Séquence IX. L’humanisme. Sonnets de Louise Labé

Lecture analytique du sonnet II.

BIOGRAPHIE

Voir sonnet VIII.

Dans un sonnet moins clairement pétrarquisant que le précédent, Louise Labé revisite cette fois la forme du blason pour exprimer son désir de l’homme aimé et la plainte qu’engendre la douleur de ne pas recevoir cet amour en retour.

PLAN

  1. Un blason revisité.

  1. Une évocation sensuelle et audacieuse de l’homme aimé
  2. Un blason au service de l’expression des sentiments

  1. Une véritable élégie.

  1. L’exaltation amoureuse : entre désir et souffrance
  2. Un lyrisme personnel

DEVELOPPEMENT

Pour bien comprendre : Qu’est-ce qu’un blason ?

Le "blason" est un court poème célébrant une partie du corps féminin ("Blason du beau tétin" de Marot, "Le Front" de Maurice Scève", "Blason de l'œil" de Mellin de Saint-Gelais,...).

Dans le même esprit, certains poèmes évoquent le corps entier en détaillant successivement ses différentes parties ("Marie, vous avez la joue aussi vermeille..." de Ronsard, "L'Union libre" de Breton).

Le blason se fait parfois satirique : on parle alors de "contre-blason" ("Blason du laid tétin" de Marot, "O beaux cheveux d'argent..." de Du Bellay).

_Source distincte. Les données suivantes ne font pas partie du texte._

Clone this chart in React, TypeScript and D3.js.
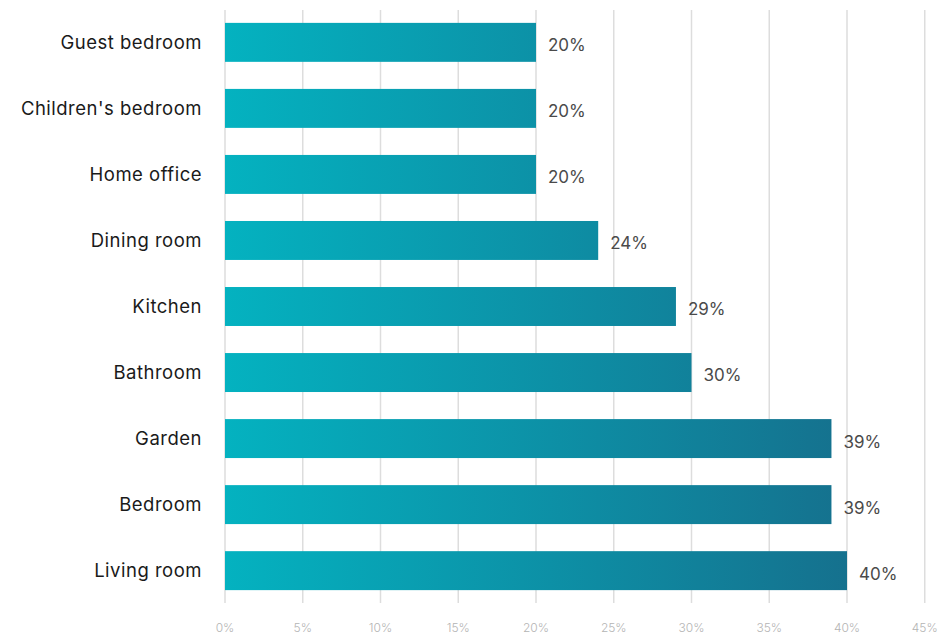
import React from "react";
import * as d3 from "d3";

const categories = [
  "Guest bedroom",
  "Children's bedroom",
  "Home office",
  "Dining room",
  "Kitchen",
  "Bathroom",
  "Garden",
  "Bedroom",
  "Living room",
];
const values = [20, 20, 20, 24, 29, 30, 39, 39, 40];
const ticks = [0, 5, 10, 15, 20, 25, 30, 35, 40, 45];

const W = 943;
const H = 636;
const FONT = "Inter, 'Noto Sans', sans-serif";

export default function App() {
  const x = d3.scaleLinear().domain([0, 45]).range([225, 924.75]);
  const y = d3
    .scaleBand<string>()
    .domain(categories)
    .range([10, 603])
    .paddingInner(0.41)
    .paddingOuter(0.195);

  return (
    <svg
      width={W}
      height={H}
      style={{ position: "absolute", left: 0, top: 0, background: "#fff" }}
    >
      <defs>
        <linearGradient
          id="barGrad"
          gradientUnits="userSpaceOnUse"
          x1={x(0)}
          x2={x(40)}
          y1={0}
          y2={0}
        >
          <stop offset="0%" stopColor="#04b2c0" />
          <stop offset="100%" stopColor="#15718e" />
        </linearGradient>
      </defs>
      {ticks.map((t) => (
        <g key={t}>
          <line
            x1={x(t)}
            x2={x(t)}
            y1={10}
            y2={603}
            stroke="#dddddd"
            strokeWidth={1.5}
          />
          <text
            x={x(t)}
            y={632}
            textAnchor="middle"
            fontFamily={FONT}
            fontWeight={300}
            fontSize={12}
            fill="#b4b4b4"
          >
            {t}%
          </text>
        </g>
      ))}
      {categories.map((c, i) => {
        const y0 = y(c)!;
        const bw = y.bandwidth();
        return (
          <g key={c}>
            <rect
              x={x(0)}
              y={y0}
              width={x(values[i]) - x(0)}
              height={bw}
              fill="url(#barGrad)"
            />
            <text
              x={202}
              y={y0 + bw / 2}
              dy="0.35em"
              textAnchor="end"
              fontFamily={FONT}
              fontSize={18.5}
              letterSpacing={0.5}
              fill="#1a1a1a"
            >
              {c}
            </text>
            <text
              x={x(values[i]) + 12}
              y={y0 + bw / 2 + 3}
              dy="0.35em"
              textAnchor="start"
              fontFamily={FONT}
              fontSize={17}
              fill="#4a4a4a"
            >
              {values[i]}%
            </text>
          </g>
        );
      })}
    </svg>
  );
}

Le blason apparaît au milieu du XVème siècle. A Ferrare où le ressuscite le poète Clément Marot, exilé vers la fin de 1535, il va prendre la forme exclusive de l'éloge (ou inversement du blâme) du corps féminin. Pendant une quinzaine d'années, les poètes français rivalisant avec Marot, vont faire rêver sur les beautés du corps de leurs belles amies réduit à l'absolu d'un détail qui devient tout un monde. Car il n'y a blason que d'une partie du corps ou d'un accessoire de sa parure (épingle ou miroir) mais beaucoup plus rarement de l'ensemble du corps.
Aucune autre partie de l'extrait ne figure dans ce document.